DATA PROVIDED:
↓

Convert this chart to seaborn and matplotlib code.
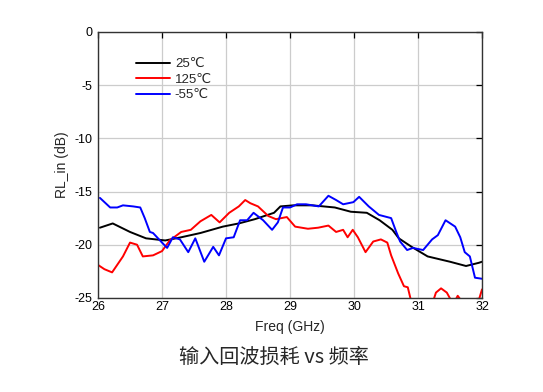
import numpy as np
import pandas as pd
import matplotlib
matplotlib.use("Agg")
import matplotlib.pyplot as plt
import seaborn as sns

# 25°C (black)
f_25 = [26.03, 26.23, 26.5, 26.75, 26.9, 27.05, 27.3, 27.6, 27.95, 28.2, 28.45, 28.75, 28.85, 29.05,
        29.35, 29.7, 29.95, 30.2, 30.4, 30.6, 30.7, 30.9, 31.15, 31.5, 31.75, 31.95, 32.0]
v_25 = [-18.4, -18.0, -18.8, -19.4, -19.5, -19.6, -19.3, -18.9, -18.3, -18.0, -17.6, -17.0, -16.4, -16.3,
        -16.3, -16.5, -16.9, -17.0, -17.7, -18.6, -19.4, -20.2, -21.1, -21.6, -22.0, -21.7, -21.6]

# 125°C (red)
f_125 = [26.0, 26.1, 26.22, 26.39, 26.5, 26.61, 26.7, 26.86, 27.0, 27.12, 27.3, 27.45, 27.6, 27.77,
         27.9, 28.05, 28.2, 28.3, 28.38, 28.5, 28.66, 28.78, 28.95, 29.08, 29.28, 29.44, 29.6, 29.72,
         29.83, 29.9, 29.98, 30.06, 30.18, 30.3, 30.42, 30.52, 30.58, 30.69, 30.78, 30.84, 30.9, 31.0,
         31.1, 31.22, 31.28, 31.36, 31.45, 31.55, 31.62, 31.72, 31.85, 31.95, 32.0]
v_125 = [-21.9, -22.3, -22.6, -21.1, -19.8, -20.0, -21.1, -21.0, -20.6, -19.6, -18.8, -18.6, -17.8, -17.2,
         -17.9, -17.0, -16.4, -15.8, -16.1, -16.4, -17.3, -17.6, -17.4, -18.3, -18.5, -18.4, -18.2, -18.8,
         -18.6, -19.3, -18.6, -19.3, -20.7, -19.7, -19.5, -19.8, -21.0, -22.7, -23.9, -24.0, -25.5, -26.3,
         -26.0, -25.6, -24.5, -24.1, -24.5, -25.6, -24.8, -25.6, -25.4, -25.2, -24.2]

# -55°C (blue)
f_m55 = [26.03, 26.19, 26.3, 26.39, 26.55, 26.66, 26.73, 26.81, 26.86, 27.0, 27.08, 27.17, 27.28, 27.41,
         27.52, 27.66, 27.8, 27.89, 28.0, 28.12, 28.22, 28.33, 28.43, 28.58, 28.72, 28.81, 28.89, 29.0,
         29.11, 29.25, 29.45, 29.6, 29.72, 29.83, 29.99, 30.08, 30.23, 30.39, 30.58, 30.66, 30.72, 30.83,
         30.92, 31.08, 31.22, 31.31, 31.43, 31.58, 31.66, 31.73, 31.81, 31.89, 32.0]
v_m55 = [-15.6, -16.5, -16.5, -16.3, -16.4, -16.5, -17.5, -18.8, -18.9, -19.8, -20.3, -19.3, -19.5, -20.7,
         -19.4, -21.6, -20.2, -21.0, -19.4, -19.3, -17.7, -17.7, -17.0, -17.7, -18.6, -17.9, -16.5, -16.5,
         -16.2, -16.2, -16.4, -15.4, -15.8, -16.2, -16.0, -15.5, -16.4, -17.2, -17.5, -18.8, -19.7, -20.5,
         -20.3, -20.5, -19.5, -19.1, -17.7, -18.3, -19.3, -20.7, -21.1, -23.1, -23.2]

labels = ["25℃", "125℃", "-55℃"]
colors = ["black", "#ff0000", "#0000ff"]

frames = []
for lab, f, v in zip(labels, [f_25, f_125, f_m55], [v_25, v_125, v_m55]):
    frames.append(pd.DataFrame({"Freq": f, "RL": v, "Temp": lab}))
df = pd.concat(frames, ignore_index=True)

sns.set_style("white")
plt.rcParams['font.family'] = ['Liberation Sans', 'DejaVu Sans']
plt.rcParams['axes.unicode_minus'] = False

fig = plt.figure(figsize=(5.43, 3.92), dpi=100)
ax = fig.add_axes([0.1805, 0.240, 0.7072, 0.6786])

sns.lineplot(data=df, x="Freq", y="RL", hue="Temp", hue_order=labels,
             palette=dict(zip(labels, colors)), ax=ax, linewidth=1.4, sort=False,
             estimator=None)

ax.set_xlim(26, 32)
ax.set_ylim(-25, 0)
ax.set_xticks([26, 27, 28, 29, 30, 31, 32])
ax.set_yticks([0, -5, -10, -15, -20, -25])
ax.grid(True, color="#cccccc", linewidth=0.9)
ax.set_axisbelow(True)
for s in ax.spines.values():
    s.set_color("#333333")
    s.set_linewidth(1.0)
ax.tick_params(direction="in", length=4, width=0.9, top=True, right=True,
               labelsize=9, colors="black")
ax.tick_params(axis="x", pad=2)
ax.tick_params(axis="y", pad=4)
ax.set_xlabel("Freq (GHz)", fontsize=10, labelpad=5)
ax.set_ylabel("RL_in (dB)", fontsize=10, labelpad=4)

leg = ax.legend(loc="upper left", bbox_to_anchor=(0.085, 0.922), frameon=False,
                fontsize=9.5, handlelength=2.6, handletextpad=0.35, labelspacing=0.25,
                borderaxespad=0)
for line in leg.get_lines():
    line.set_linewidth(1.4)

fig.text(0.505, 0.088, "输入回波损耗 vs 频率", ha="center", va="center", fontsize=14.5,
         family=['Noto Sans CJK SC', 'DejaVu Sans'])

fig.savefig("out.png", dpi=100)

↑

WRITTEN EXERCISE:
Skipping the pictures, transcribe each line above exactly as it appears.

CORRECT RESPONSE:
Convert this chart to seaborn and matplotlib code.
import numpy as np
import pandas as pd
import matplotlib
matplotlib.use("Agg")
import matplotlib.pyplot as plt
import seaborn as sns

# 25°C (black)
f_25 = [26.03, 26.23, 26.5, 26.75, 26.9, 27.05, 27.3, 27.6, 27.95, 28.2, 28.45, 28.75, 28.85, 29.05,
        29.35, 29.7, 29.95, 30.2, 30.4, 30.6, 30.7, 30.9, 31.15, 31.5, 31.75, 31.95, 32.0]
v_25 = [-18.4, -18.0, -18.8, -19.4, -19.5, -19.6, -19.3, -18.9, -18.3, -18.0, -17.6, -17.0, -16.4, -16.3,
        -16.3, -16.5, -16.9, -17.0, -17.7, -18.6, -19.4, -20.2, -21.1, -21.6, -22.0, -21.7, -21.6]

# 125°C (red)
f_125 = [26.0, 26.1, 26.22, 26.39, 26.5, 26.61, 26.7, 26.86, 27.0, 27.12, 27.3, 27.45, 27.6, 27.77,
         27.9, 28.05, 28.2, 28.3, 28.38, 28.5, 28.66, 28.78, 28.95, 29.08, 29.28, 29.44, 29.6, 29.72,
         29.83, 29.9, 29.98, 30.06, 30.18, 30.3, 30.42, 30.52, 30.58, 30.69, 30.78, 30.84, 30.9, 31.0,
         31.1, 31.22, 31.28, 31.36, 31.45, 31.55, 31.62, 31.72, 31.85, 31.95, 32.0]
v_125 = [-21.9, -22.3, -22.6, -21.1, -19.8, -20.0, -21.1, -21.0, -20.6, -19.6, -18.8, -18.6, -17.8, -17.2,
         -17.9, -17.0, -16.4, -15.8, -16.1, -16.4, -17.3, -17.6, -17.4, -18.3, -18.5, -18.4, -18.2, -18.8,
         -18.6, -19.3, -18.6, -19.3, -20.7, -19.7, -19.5, -19.8, -21.0, -22.7, -23.9, -24.0, -25.5, -26.3,
         -26.0, -25.6, -24.5, -24.1, -24.5, -25.6, -24.8, -25.6, -25.4, -25.2, -24.2]

# -55°C (blue)
f_m55 = [26.03, 26.19, 26.3, 26.39, 26.55, 26.66, 26.73, 26.81, 26.86, 27.0, 27.08, 27.17, 27.28, 27.41,
         27.52, 27.66, 27.8, 27.89, 28.0, 28.12, 28.22, 28.33, 28.43, 28.58, 28.72, 28.81, 28.89, 29.0,
         29.11, 29.25, 29.45, 29.6, 29.72, 29.83, 29.99, 30.08, 30.23, 30.39, 30.58, 30.66, 30.72, 30.83,
         30.92, 31.08, 31.22, 31.31, 31.43, 31.58, 31.66, 31.73, 31.81, 31.89, 32.0]
v_m55 = [-15.6, -16.5, -16.5, -16.3, -16.4, -16.5, -17.5, -18.8, -18.9, -19.8, -20.3, -19.3, -19.5, -20.7,
         -19.4, -21.6, -20.2, -21.0, -19.4, -19.3, -17.7, -17.7, -17.0, -17.7, -18.6, -17.9, -16.5, -16.5,
         -16.2, -16.2, -16.4, -15.4, -15.8, -16.2, -16.0, -15.5, -16.4, -17.2, -17.5, -18.8, -19.7, -20.5,
         -20.3, -20.5, -19.5, -19.1, -17.7, -18.3, -19.3, -20.7, -21.1, -23.1, -23.2]

labels = ["25℃", "125℃", "-55℃"]
colors = ["black", "#ff0000", "#0000ff"]

frames = []
for lab, f, v in zip(labels, [f_25, f_125, f_m55], [v_25, v_125, v_m55]):
    frames.append(pd.DataFrame({"Freq": f, "RL": v, "Temp": lab}))
df = pd.concat(frames, ignore_index=True)

sns.set_style("white")
plt.rcParams['font.family'] = ['Liberation Sans', 'DejaVu Sans']
plt.rcParams['axes.unicode_minus'] = False

fig = plt.figure(figsize=(5.43, 3.92), dpi=100)
ax = fig.add_axes([0.1805, 0.240, 0.7072, 0.6786])

sns.lineplot(data=df, x="Freq", y="RL", hue="Temp", hue_order=labels,
             palette=dict(zip(labels, colors)), ax=ax, linewidth=1.4, sort=False,
             estimator=None)

ax.set_xlim(26, 32)
ax.set_ylim(-25, 0)
ax.set_xticks([26, 27, 28, 29, 30, 31, 32])
ax.set_yticks([0, -5, -10, -15, -20, -25])
ax.grid(True, color="#cccccc", linewidth=0.9)
ax.set_axisbelow(True)
for s in ax.spines.values():
    s.set_color("#333333")
    s.set_linewidth(1.0)
ax.tick_params(direction="in", length=4, width=0.9, top=True, right=True,
               labelsize=9, colors="black")
ax.tick_params(axis="x", pad=2)
ax.tick_params(axis="y", pad=4)
ax.set_xlabel("Freq (GHz)", fontsize=10, labelpad=5)
ax.set_ylabel("RL_in (dB)", fontsize=10, labelpad=4)

leg = ax.legend(loc="upper left", bbox_to_anchor=(0.085, 0.922), frameon=False,
                fontsize=9.5, handlelength=2.6, handletextpad=0.35, labelspacing=0.25,
                borderaxespad=0)
for line in leg.get_lines():
    line.set_linewidth(1.4)

fig.text(0.505, 0.088, "输入回波损耗 vs 频率", ha="center", va="center", fontsize=14.5,
         family=['Noto Sans CJK SC', 'DejaVu Sans'])

fig.savefig("out.png", dpi=100)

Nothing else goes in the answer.